Provided information.
╔══
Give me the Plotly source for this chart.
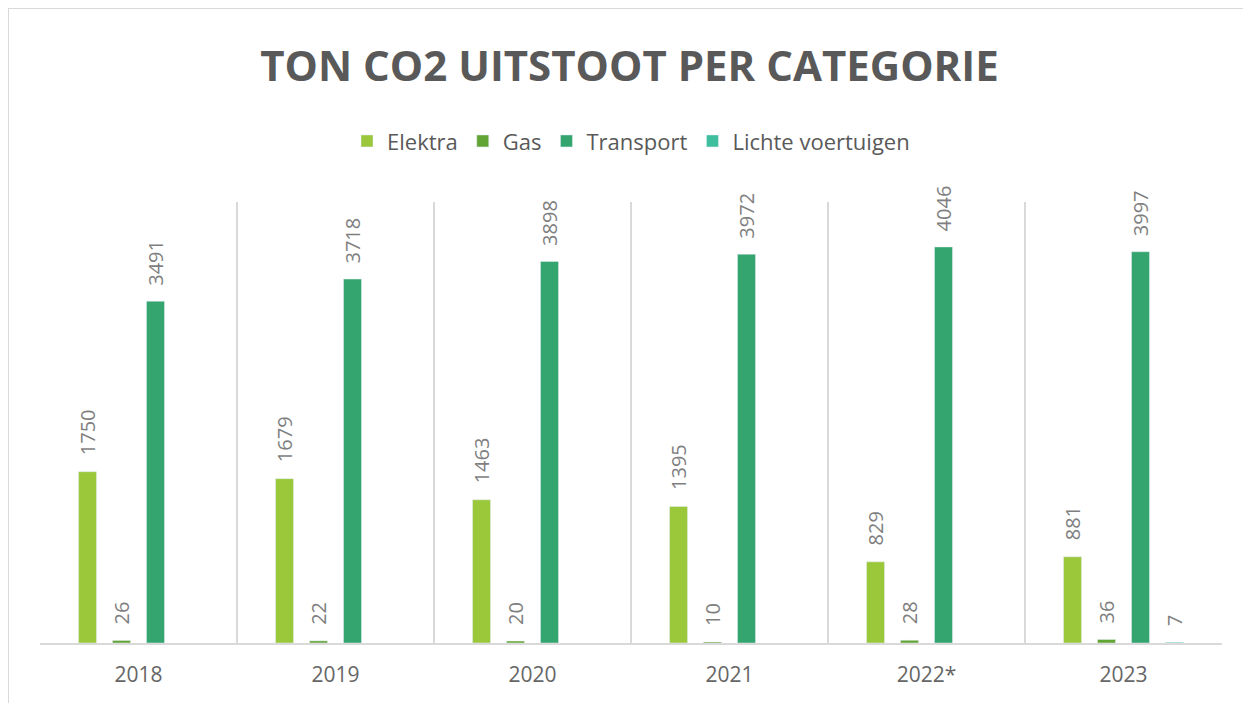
╚══
╔══
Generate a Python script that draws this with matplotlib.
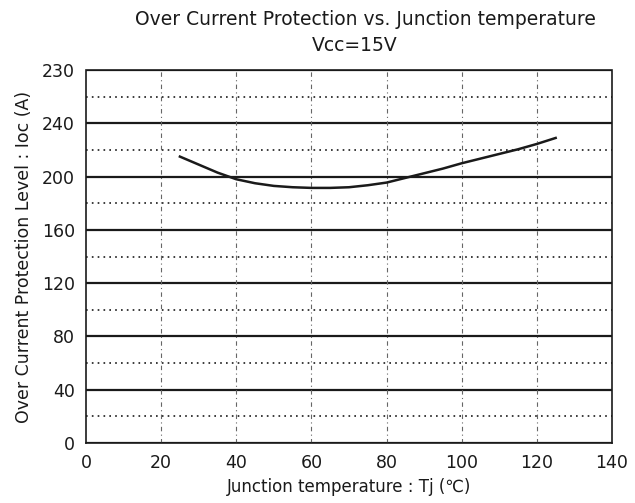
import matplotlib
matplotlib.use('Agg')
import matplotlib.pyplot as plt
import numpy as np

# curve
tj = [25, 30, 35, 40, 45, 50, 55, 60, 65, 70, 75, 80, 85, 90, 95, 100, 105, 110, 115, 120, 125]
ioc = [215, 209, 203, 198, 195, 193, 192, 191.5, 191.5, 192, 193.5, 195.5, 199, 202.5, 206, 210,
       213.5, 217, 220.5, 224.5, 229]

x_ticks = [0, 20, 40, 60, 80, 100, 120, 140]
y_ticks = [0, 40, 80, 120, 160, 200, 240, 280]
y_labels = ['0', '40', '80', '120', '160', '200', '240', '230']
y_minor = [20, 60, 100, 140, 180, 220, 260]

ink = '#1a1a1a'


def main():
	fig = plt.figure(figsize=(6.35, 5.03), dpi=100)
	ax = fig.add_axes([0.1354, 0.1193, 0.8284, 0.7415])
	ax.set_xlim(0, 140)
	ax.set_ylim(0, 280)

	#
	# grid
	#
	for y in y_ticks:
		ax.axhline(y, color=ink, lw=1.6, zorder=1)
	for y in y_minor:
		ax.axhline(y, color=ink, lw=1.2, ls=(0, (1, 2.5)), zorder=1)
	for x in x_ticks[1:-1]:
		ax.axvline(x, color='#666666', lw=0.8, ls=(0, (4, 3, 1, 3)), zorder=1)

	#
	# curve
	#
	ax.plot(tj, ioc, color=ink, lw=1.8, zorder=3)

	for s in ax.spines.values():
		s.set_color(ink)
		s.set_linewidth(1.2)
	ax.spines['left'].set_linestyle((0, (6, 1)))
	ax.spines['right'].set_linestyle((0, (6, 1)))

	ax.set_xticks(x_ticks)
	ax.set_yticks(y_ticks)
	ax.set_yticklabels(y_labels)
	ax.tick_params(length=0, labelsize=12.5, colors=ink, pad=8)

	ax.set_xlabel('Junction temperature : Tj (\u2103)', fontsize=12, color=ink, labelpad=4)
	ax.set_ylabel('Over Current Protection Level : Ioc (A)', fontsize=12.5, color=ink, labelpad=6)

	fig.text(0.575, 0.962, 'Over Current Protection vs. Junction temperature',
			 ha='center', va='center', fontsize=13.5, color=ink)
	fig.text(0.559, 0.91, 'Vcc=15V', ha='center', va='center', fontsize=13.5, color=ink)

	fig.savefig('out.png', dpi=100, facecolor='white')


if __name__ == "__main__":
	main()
╚══
Task requirements.
Copy every line above in which the string "matplotlib" shows up.

Solution to this task.
Generate a Python script that draws this with matplotlib.
import matplotlib
matplotlib.use('Agg')
import matplotlib.pyplot as plt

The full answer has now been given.